→ **Goal**: Write the data out again exactly, dropping any images it holds.

====

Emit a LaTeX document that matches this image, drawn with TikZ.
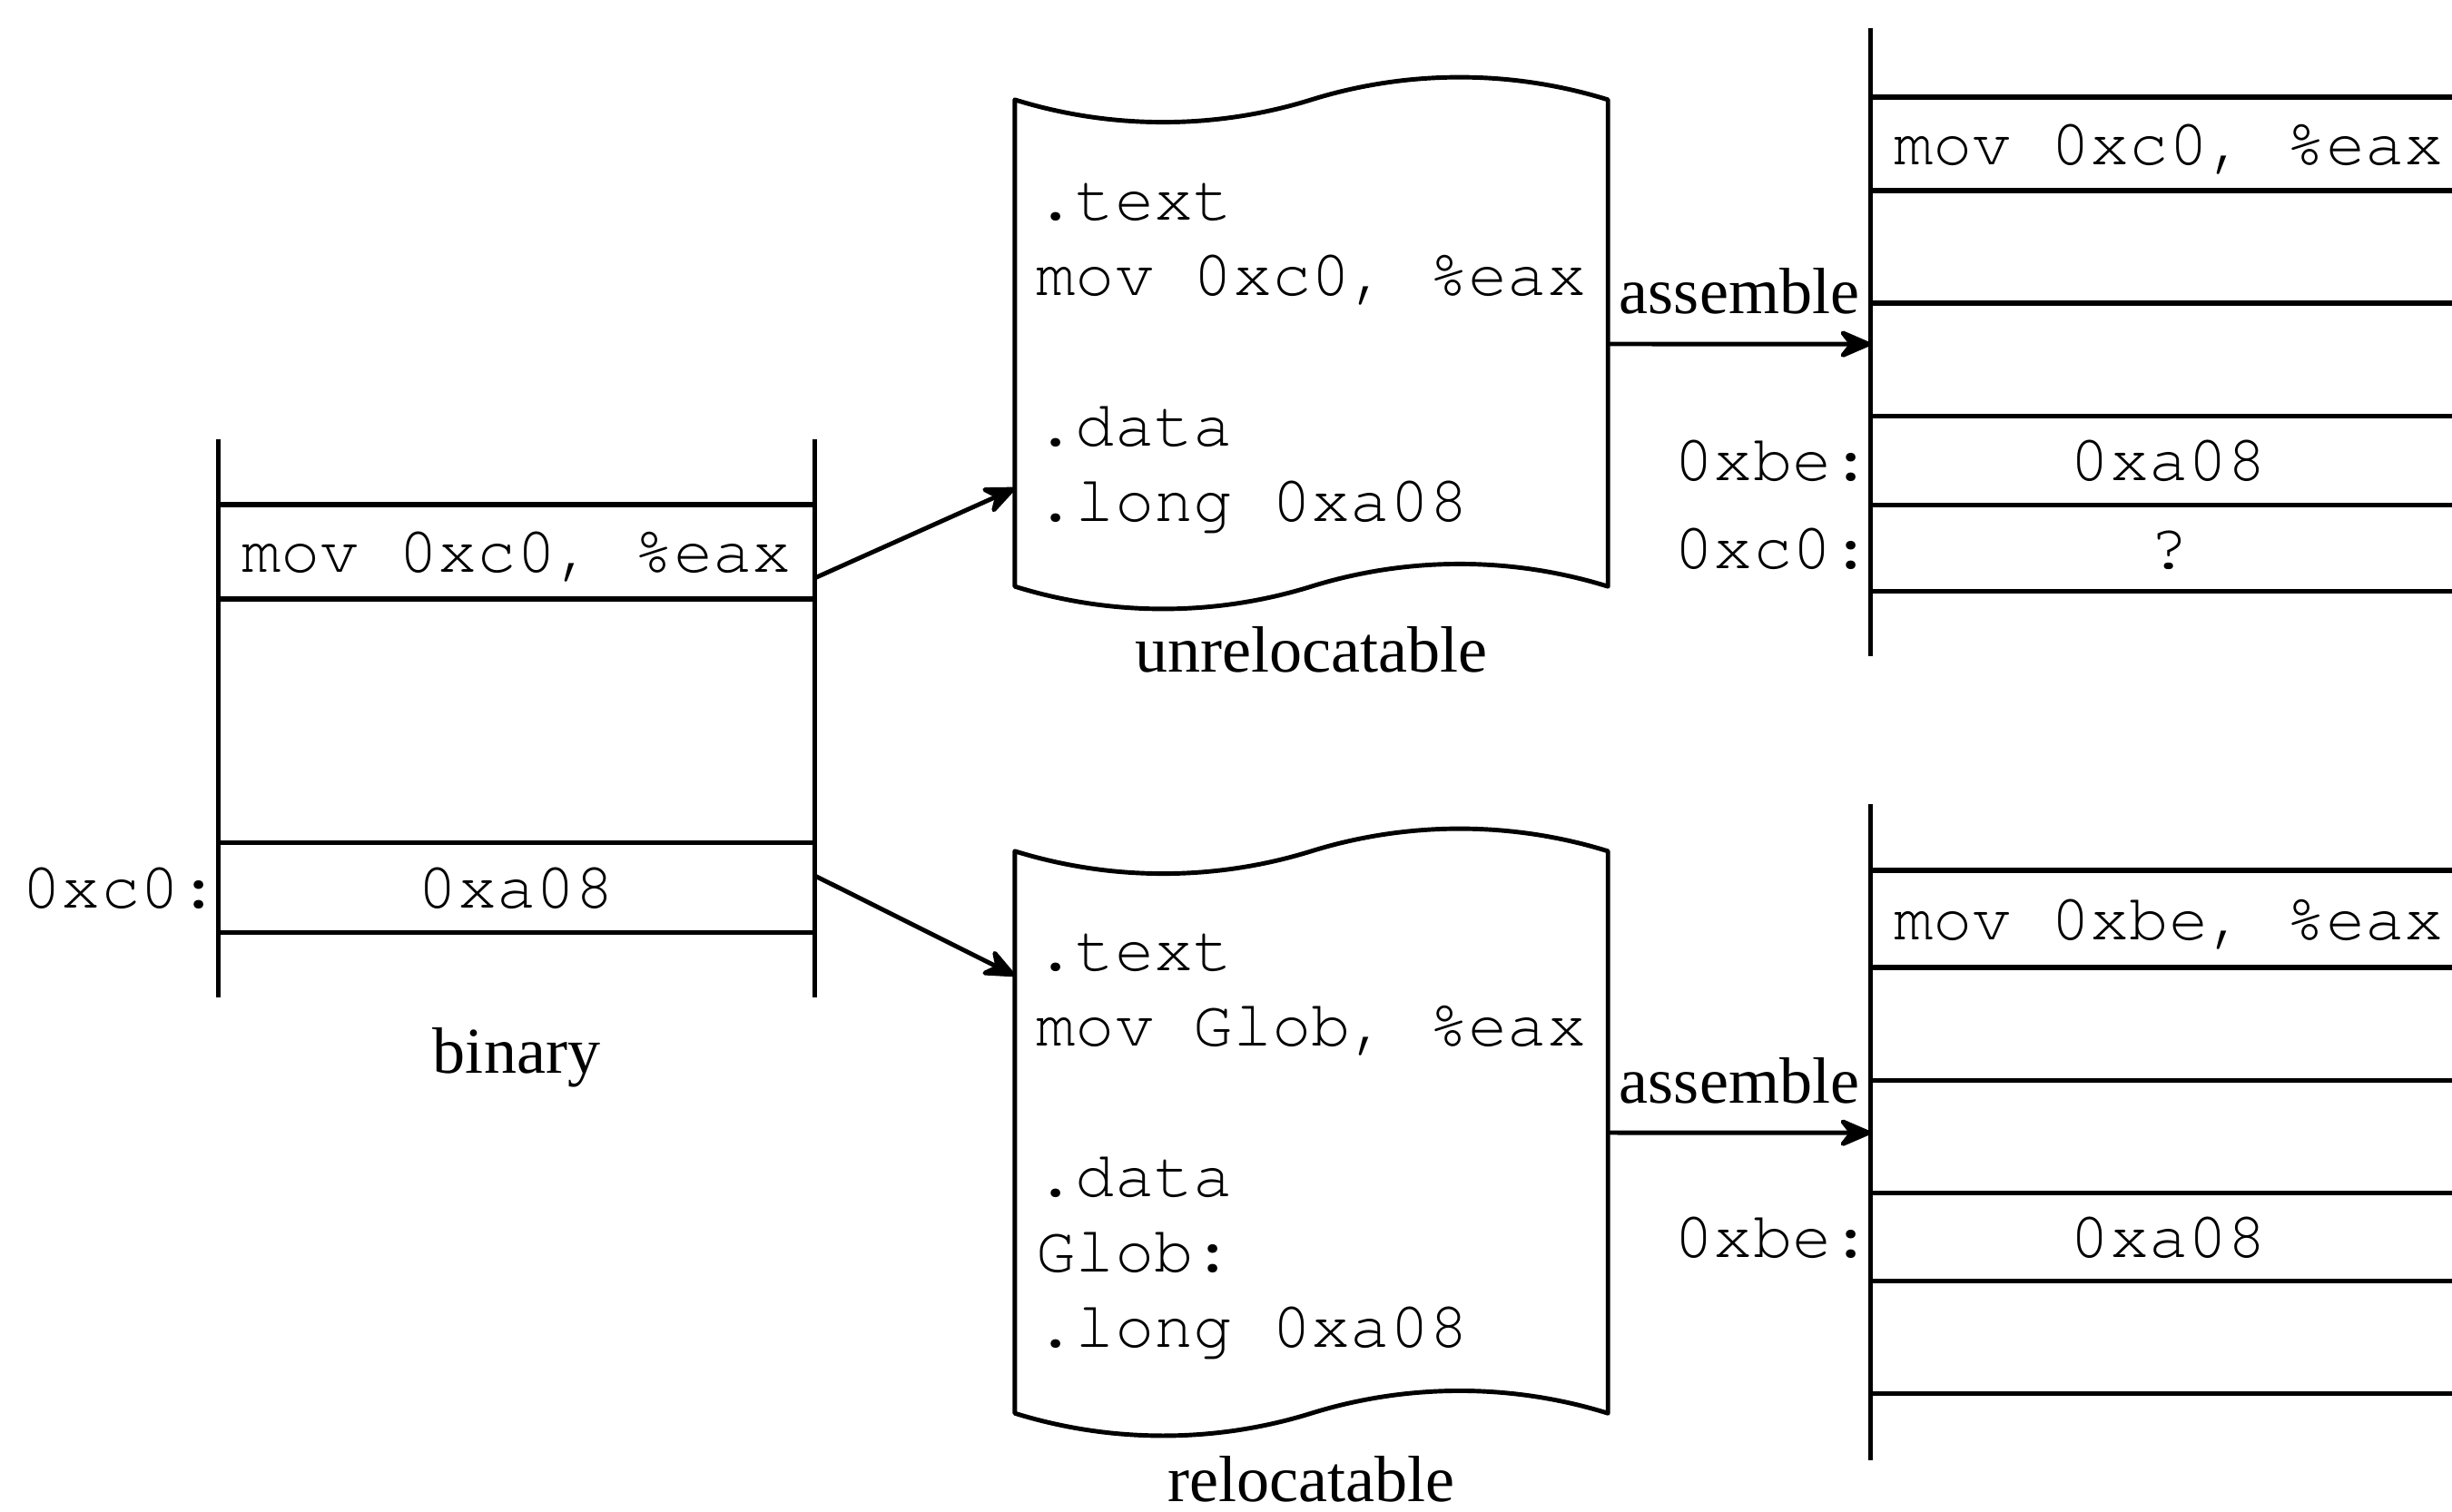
\documentclass[tikz,border=0pt]{standalone}
\usepackage{fontspec}
\setmainfont{Liberation Serif}
\newfontfamily\codefont{texgyrecursor-regular.otf}
\usetikzlibrary{arrows.meta,calc}
\begin{document}
\begin{tikzpicture}[x=0.01cm,y=-0.01cm,
  line width=1.5pt,
  code/.style={font=\fontsize{20.5}{23.6}\selectfont\codefont},
  lbl/.style={font=\fontsize{20.5}{24}\selectfont},
  cell/.style={draw, minimum width=6.56cm, inner sep=0pt, outer sep=0pt, code, text height=0.45cm, text depth=0pt},
  addr/.style={code, inner sep=0pt, outer sep=0pt, text height=0.45cm, text depth=0pt, anchor=east},
  arr/.style={line width=1.4pt, -{Stealth[length=0.42cm,width=0.36cm,inset=0.14cm,round]}},
  docbox/.style={code, minimum width=6.53cm, inner xsep=0pt, inner ysep=0pt, outer sep=0pt, align=left},
  docline/.style={line width=1.4pt, line join=round},
  memline/.style={line cap=butt},
]
\useasboundingbox (0,0) rectangle (2701,1665);
\fill[white] (0,0) rectangle (2701,1665);
\clip (0,0) rectangle (2701,1665);

% ---------- binary ----------
\node[cell, minimum height=1.04cm] (b1) at (569,608) {mov 0xc0, \%eax};
\node[cell, minimum height=2.68cm, anchor=north] (b2) at (b1.south) {};
\node[cell, minimum height=0.99cm, anchor=north] (b3) at (b2.south) {0xa08};
\draw[memline] ([yshift=0.72cm]b1.north west) -- ([yshift=-0.72cm]b3.south west);
\draw[memline] ([yshift=0.72cm]b1.north east) -- ([yshift=-0.72cm]b3.south east);
\node[addr] (ba) at (b3.west) {0xc0:};
\node[lbl, anchor=base] (binlbl) at (569,1182) {binary};

% ---------- documents ----------
\node[docbox, minimum height=5.36cm] (unrel) at (1444.5,395)
  {.text\\mov 0xc0, \%eax\\[0.83cm].data\\.long 0xa08\hphantom{xxx}};
\draw[docline] ([yshift=0.17cm]unrel.north west)
  .. controls +(106,33) and +(-106,33) .. ([yshift=0.17cm]unrel.north)
  .. controls +(106,-33) and +(-106,-33) .. ([yshift=0.17cm]unrel.north east)
  -- ([yshift=0.17cm]unrel.south east)
  .. controls +(-106,-33) and +(106,-33) .. ([yshift=0.17cm]unrel.south)
  .. controls +(-106,33) and +(106,33) .. ([yshift=0.17cm]unrel.south west)
  -- cycle;
\node[lbl, anchor=base] (unlbl) at (1444.5,740) {unrelocatable};

\node[docbox, minimum height=6.19cm] (rel) at (1444.5,1263)
  {.text\\mov Glob, \%eax\\[0.83cm].data\\Glob:\\.long 0xa08\hphantom{xxx}};
\draw[docline] ([yshift=0.155cm]rel.north west)
  .. controls +(106,33) and +(-106,33) .. ([yshift=0.155cm]rel.north)
  .. controls +(106,-33) and +(-106,-33) .. ([yshift=0.155cm]rel.north east)
  -- ([yshift=0.155cm]rel.south east)
  .. controls +(-106,-33) and +(106,-33) .. ([yshift=0.155cm]rel.south)
  .. controls +(-106,33) and +(106,33) .. ([yshift=0.155cm]rel.south west)
  -- cycle;
\node[lbl, anchor=base] (rellbl) at (1444.5,1654) {relocatable};

% ---------- top right memory ----------
\node[cell, minimum height=1.03cm] (r1) at (2389,158.5) {mov 0xc0, \%eax};
\node[cell, minimum height=1.24cm, anchor=north] (r2) at (r1.south) {};
\node[cell, minimum height=1.24cm, anchor=north] (r3) at (r2.south) {};
\node[cell, minimum height=0.98cm, anchor=north] (r4) at (r3.south) {0xa08};
\node[cell, minimum height=0.95cm, anchor=north] (r5) at (r4.south) {?};
\draw[memline] ([yshift=0.76cm]r1.north west) -- ([yshift=-0.72cm]r5.south west);
\node[addr] (ra1) at (r4.west) {0xbe:};
\node[addr] (ra2) at (r5.west) {0xc0:};

% ---------- bottom right memory ----------
\node[cell, minimum height=1.07cm] (s1) at (2389,1012.5) {mov 0xbe, \%eax};
\node[cell, minimum height=1.24cm, anchor=north] (s2) at (s1.south) {};
\node[cell, minimum height=1.24cm, anchor=north] (s3) at (s2.south) {};
\node[cell, minimum height=0.97cm, anchor=north] (s4) at (s3.south) {0xa08};
\node[cell, minimum height=1.24cm, anchor=north] (s5) at (s4.south) {};
\draw[memline] ([yshift=0.73cm]s1.north west) -- ([yshift=-0.74cm]s5.south west);
\node[addr] (sa1) at (s4.west) {0xbe:};

% ---------- arrows ----------
\draw[arr] ([yshift=-0.29cm]b1.east) -- ([yshift=-1.43cm]unrel.west);
\draw[arr] ([yshift=0.13cm]b3.east) -- ([yshift=1.88cm]rel.west);
\draw[arr] ([yshift=0.16cm]unrel.east) -- node[lbl, inner sep=0pt, above=0.3cm] (asm1) {assemble} ([yshift=0.17cm]r3.west);
\draw[arr] ([yshift=0.15cm]rel.east) -- node[lbl, inner sep=0pt, above=0.29cm] (asm2) {assemble} ([yshift=0.04cm]s3.west);
\end{tikzpicture}
\end{document}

====

→ **Task solution**:
Emit a LaTeX document that matches this image, drawn with TikZ.
\documentclass[tikz,border=0pt]{standalone}
\usepackage{fontspec}
\setmainfont{Liberation Serif}
\newfontfamily\codefont{texgyrecursor-regular.otf}
\usetikzlibrary{arrows.meta,calc}
\begin{document}
\begin{tikzpicture}[x=0.01cm,y=-0.01cm,
  line width=1.5pt,
  code/.style={font=\fontsize{20.5}{23.6}\selectfont\codefont},
  lbl/.style={font=\fontsize{20.5}{24}\selectfont},
  cell/.style={draw, minimum width=6.56cm, inner sep=0pt, outer sep=0pt, code, text height=0.45cm, text depth=0pt},
  addr/.style={code, inner sep=0pt, outer sep=0pt, text height=0.45cm, text depth=0pt, anchor=east},
  arr/.style={line width=1.4pt, -{Stealth[length=0.42cm,width=0.36cm,inset=0.14cm,round]}},
  docbox/.style={code, minimum width=6.53cm, inner xsep=0pt, inner ysep=0pt, outer sep=0pt, align=left},
  docline/.style={line width=1.4pt, line join=round},
  memline/.style={line cap=butt},
]
\useasboundingbox (0,0) rectangle (2701,1665);
\fill[white] (0,0) rectangle (2701,1665);
\clip (0,0) rectangle (2701,1665);

% ---------- binary ----------
\node[cell, minimum height=1.04cm] (b1) at (569,608) {mov 0xc0, \%eax};
\node[cell, minimum height=2.68cm, anchor=north] (b2) at (b1.south) {};
\node[cell, minimum height=0.99cm, anchor=north] (b3) at (b2.south) {0xa08};
\draw[memline] ([yshift=0.72cm]b1.north west) -- ([yshift=-0.72cm]b3.south west);
\draw[memline] ([yshift=0.72cm]b1.north east) -- ([yshift=-0.72cm]b3.south east);
\node[addr] (ba) at (b3.west) {0xc0:};
\node[lbl, anchor=base] (binlbl) at (569,1182) {binary};

% ---------- documents ----------
\node[docbox, minimum height=5.36cm] (unrel) at (1444.5,395)
  {.text\\mov 0xc0, \%eax\\[0.83cm].data\\.long 0xa08\hphantom{xxx}};
\draw[docline] ([yshift=0.17cm]unrel.north west)
  .. controls +(106,33) and +(-106,33) .. ([yshift=0.17cm]unrel.north)
  .. controls +(106,-33) and +(-106,-33) .. ([yshift=0.17cm]unrel.north east)
  -- ([yshift=0.17cm]unrel.south east)
  .. controls +(-106,-33) and +(106,-33) .. ([yshift=0.17cm]unrel.south)
  .. controls +(-106,33) and +(106,33) .. ([yshift=0.17cm]unrel.south west)
  -- cycle;
\node[lbl, anchor=base] (unlbl) at (1444.5,740) {unrelocatable};

\node[docbox, minimum height=6.19cm] (rel) at (1444.5,1263)
  {.text\\mov Glob, \%eax\\[0.83cm].data\\Glob:\\.long 0xa08\hphantom{xxx}};
\draw[docline] ([yshift=0.155cm]rel.north west)
  .. controls +(106,33) and +(-106,33) .. ([yshift=0.155cm]rel.north)
  .. controls +(106,-33) and +(-106,-33) .. ([yshift=0.155cm]rel.north east)
  -- ([yshift=0.155cm]rel.south east)
  .. controls +(-106,-33) and +(106,-33) .. ([yshift=0.155cm]rel.south)
  .. controls +(-106,33) and +(106,33) .. ([yshift=0.155cm]rel.south west)
  -- cycle;
\node[lbl, anchor=base] (rellbl) at (1444.5,1654) {relocatable};

% ---------- top right memory ----------
\node[cell, minimum height=1.03cm] (r1) at (2389,158.5) {mov 0xc0, \%eax};
\node[cell, minimum height=1.24cm, anchor=north] (r2) at (r1.south) {};
\node[cell, minimum height=1.24cm, anchor=north] (r3) at (r2.south) {};
\node[cell, minimum height=0.98cm, anchor=north] (r4) at (r3.south) {0xa08};
\node[cell, minimum height=0.95cm, anchor=north] (r5) at (r4.south) {?};
\draw[memline] ([yshift=0.76cm]r1.north west) -- ([yshift=-0.72cm]r5.south west);
\node[addr] (ra1) at (r4.west) {0xbe:};
\node[addr] (ra2) at (r5.west) {0xc0:};

% ---------- bottom right memory ----------
\node[cell, minimum height=1.07cm] (s1) at (2389,1012.5) {mov 0xbe, \%eax};
\node[cell, minimum height=1.24cm, anchor=north] (s2) at (s1.south) {};
\node[cell, minimum height=1.24cm, anchor=north] (s3) at (s2.south) {};
\node[cell, minimum height=0.97cm, anchor=north] (s4) at (s3.south) {0xa08};
\node[cell, minimum height=1.24cm, anchor=north] (s5) at (s4.south) {};
\draw[memline] ([yshift=0.73cm]s1.north west) -- ([yshift=-0.74cm]s5.south west);
\node[addr] (sa1) at (s4.west) {0xbe:};

% ---------- arrows ----------
\draw[arr] ([yshift=-0.29cm]b1.east) -- ([yshift=-1.43cm]unrel.west);
\draw[arr] ([yshift=0.13cm]b3.east) -- ([yshift=1.88cm]rel.west);
\draw[arr] ([yshift=0.16cm]unrel.east) -- node[lbl, inner sep=0pt, above=0.3cm] (asm1) {assemble} ([yshift=0.17cm]r3.west);
\draw[arr] ([yshift=0.15cm]rel.east) -- node[lbl, inner sep=0pt, above=0.29cm] (asm2) {assemble} ([yshift=0.04cm]s3.west);
\end{tikzpicture}
\end{document}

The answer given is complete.